Do this.
Pictures in the data below are not part of the copy; transcribe everything else exactly.

Supplied data.
* * * * *

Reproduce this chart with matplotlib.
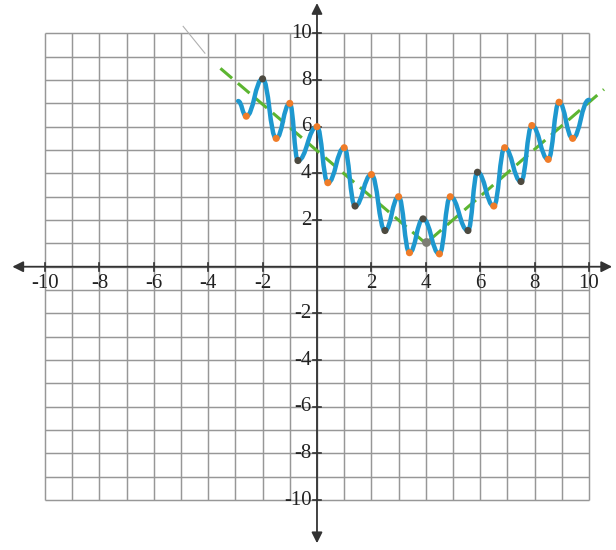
import matplotlib.pyplot as plt
from matplotlib.path import Path
from matplotlib.patches import PathPatch

# extrema of the wavy curve, left to right
wave_x = [-2.9, -2.6, -2.0, -1.5, -1.0, -0.7, 0.0, 0.4, 1.0, 1.4, 2.0, 2.5, 3.0, 3.4,
          3.9, 4.5, 4.9, 5.55, 5.9, 6.5, 6.9, 7.5, 7.9, 8.5, 8.9, 9.4, 10.0]
wave_y = [7.1, 6.45, 8.05, 5.5, 7.0, 4.55, 6.0, 3.6, 5.1, 2.6, 3.95, 1.55, 3.0, 0.6,
          2.05, 0.55, 3.0, 1.55, 4.05, 2.6, 5.1, 3.65, 6.05, 4.6, 7.05, 5.5, 7.15]

# plotted points (every extremum except the two ends)
dot_x = wave_x[1:-1]
dot_y = wave_y[1:-1]
dark_dots = [-2.0, -0.7, 1.4, 2.5, 3.9, 5.55, 5.9, 7.5]

# dashed trend line and its vertex
trend_x = [-3.55, 4.0, 10.55]
trend_y = [8.5, 1.0, 7.6]
vertex_x = [4.0]
vertex_y = [1.05]

# stray pencil stroke near the top of the grid
stray_x = [-4.92, -4.12]
stray_y = [10.3, 9.15]

ticks = [-10, -8, -6, -4, -2, 2, 4, 6, 8, 10]
grid_vals = list(range(-10, 11))

fig = plt.figure(figsize=(6.16, 5.5), dpi=100)
ax = fig.add_axes([0, 0, 1, 1])
ax.set_xlim(-11.654, 10.993)
ax.set_ylim(-12.14, 11.43)
ax.axis('off')

# graph paper
ax.vlines(grid_vals, -10, 10, color='#979797', lw=1.05, zorder=1)
ax.hlines(grid_vals, -10, 10, color='#979797', lw=1.05, zorder=1)
ax.plot(stray_x, stray_y, color='#b0b0b0', lw=0.8, zorder=1)

# axes with arrow heads
arrow = dict(arrowstyle='<|-|>', color='#333333', lw=1.3, mutation_scale=16,
             shrinkA=0, shrinkB=0)
ax.annotate('', xy=(10.85, 0), xytext=(-11.2, 0), arrowprops=arrow, zorder=2)
ax.annotate('', xy=(0, 11.3), xytext=(0, -11.85), arrowprops=arrow, zorder=2)

font = dict(family='Liberation Serif', fontsize=15, color='#222222')
for t in ticks:
    ax.plot([t, t], [-0.18, 0.18], color='#333333', lw=1.2, zorder=2)
    ax.plot([-0.15, 0.15], [t, t], color='#333333', lw=1.2, zorder=2)
    ax.text(t, -0.7, str(t), ha='center', va='center', **font)
    ax.text(-0.2, t, str(t), ha='right', va='center', **font)

# green dashed V
ax.plot(trend_x, trend_y, color='#5cb531', lw=2.2, dashes=(5, 2.5), zorder=3)

# smooth wave: cubic segments with flat tangents at each extremum
verts = [(wave_x[0], wave_y[0])]
codes = [Path.MOVETO]
for i in range(len(wave_x) - 1):
    x0, y0 = wave_x[i], wave_y[i]
    x1, y1 = wave_x[i + 1], wave_y[i + 1]
    dx = x1 - x0
    verts += [(x0 + 0.45 * dx, y0), (x1 - 0.45 * dx, y1), (x1, y1)]
    codes += [Path.CURVE4] * 3
ax.add_patch(PathPatch(Path(verts, codes), facecolor='none', edgecolor='#1e98cf',
                       lw=3.2, capstyle='round', joinstyle='round', zorder=4))

colors = ['#4d4a40' if x in dark_dots else '#f07c28' for x in dot_x]
ax.scatter(dot_x, dot_y, s=26, c=colors, zorder=5, linewidths=0)
ax.scatter(vertex_x, vertex_y, s=40, c='#7d7d75', zorder=5, linewidths=0)

fig.savefig('out.png', dpi=100, facecolor='white')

* * * * *

Result.
Reproduce this chart with matplotlib.
import matplotlib.pyplot as plt
from matplotlib.path import Path
from matplotlib.patches import PathPatch

# extrema of the wavy curve, left to right
wave_x = [-2.9, -2.6, -2.0, -1.5, -1.0, -0.7, 0.0, 0.4, 1.0, 1.4, 2.0, 2.5, 3.0, 3.4,
          3.9, 4.5, 4.9, 5.55, 5.9, 6.5, 6.9, 7.5, 7.9, 8.5, 8.9, 9.4, 10.0]
wave_y = [7.1, 6.45, 8.05, 5.5, 7.0, 4.55, 6.0, 3.6, 5.1, 2.6, 3.95, 1.55, 3.0, 0.6,
          2.05, 0.55, 3.0, 1.55, 4.05, 2.6, 5.1, 3.65, 6.05, 4.6, 7.05, 5.5, 7.15]

# plotted points (every extremum except the two ends)
dot_x = wave_x[1:-1]
dot_y = wave_y[1:-1]
dark_dots = [-2.0, -0.7, 1.4, 2.5, 3.9, 5.55, 5.9, 7.5]

# dashed trend line and its vertex
trend_x = [-3.55, 4.0, 10.55]
trend_y = [8.5, 1.0, 7.6]
vertex_x = [4.0]
vertex_y = [1.05]

# stray pencil stroke near the top of the grid
stray_x = [-4.92, -4.12]
stray_y = [10.3, 9.15]

ticks = [-10, -8, -6, -4, -2, 2, 4, 6, 8, 10]
grid_vals = list(range(-10, 11))

fig = plt.figure(figsize=(6.16, 5.5), dpi=100)
ax = fig.add_axes([0, 0, 1, 1])
ax.set_xlim(-11.654, 10.993)
ax.set_ylim(-12.14, 11.43)
ax.axis('off')

# graph paper
ax.vlines(grid_vals, -10, 10, color='#979797', lw=1.05, zorder=1)
ax.hlines(grid_vals, -10, 10, color='#979797', lw=1.05, zorder=1)
ax.plot(stray_x, stray_y, color='#b0b0b0', lw=0.8, zorder=1)

# axes with arrow heads
arrow = dict(arrowstyle='<|-|>', color='#333333', lw=1.3, mutation_scale=16,
             shrinkA=0, shrinkB=0)
ax.annotate('', xy=(10.85, 0), xytext=(-11.2, 0), arrowprops=arrow, zorder=2)
ax.annotate('', xy=(0, 11.3), xytext=(0, -11.85), arrowprops=arrow, zorder=2)

font = dict(family='Liberation Serif', fontsize=15, color='#222222')
for t in ticks:
    ax.plot([t, t], [-0.18, 0.18], color='#333333', lw=1.2, zorder=2)
    ax.plot([-0.15, 0.15], [t, t], color='#333333', lw=1.2, zorder=2)
    ax.text(t, -0.7, str(t), ha='center', va='center', **font)
    ax.text(-0.2, t, str(t), ha='right', va='center', **font)

# green dashed V
ax.plot(trend_x, trend_y, color='#5cb531', lw=2.2, dashes=(5, 2.5), zorder=3)

# smooth wave: cubic segments with flat tangents at each extremum
verts = [(wave_x[0], wave_y[0])]
codes = [Path.MOVETO]
for i in range(len(wave_x) - 1):
    x0, y0 = wave_x[i], wave_y[i]
    x1, y1 = wave_x[i + 1], wave_y[i + 1]
    dx = x1 - x0
    verts += [(x0 + 0.45 * dx, y0), (x1 - 0.45 * dx, y1), (x1, y1)]
    codes += [Path.CURVE4] * 3
ax.add_patch(PathPatch(Path(verts, codes), facecolor='none', edgecolor='#1e98cf',
                       lw=3.2, capstyle='round', joinstyle='round', zorder=4))

colors = ['#4d4a40' if x in dark_dots else '#f07c28' for x in dot_x]
ax.scatter(dot_x, dot_y, s=26, c=colors, zorder=5, linewidths=0)
ax.scatter(vertex_x, vertex_y, s=40, c='#7d7d75', zorder=5, linewidths=0)

fig.savefig('out.png', dpi=100, facecolor='white')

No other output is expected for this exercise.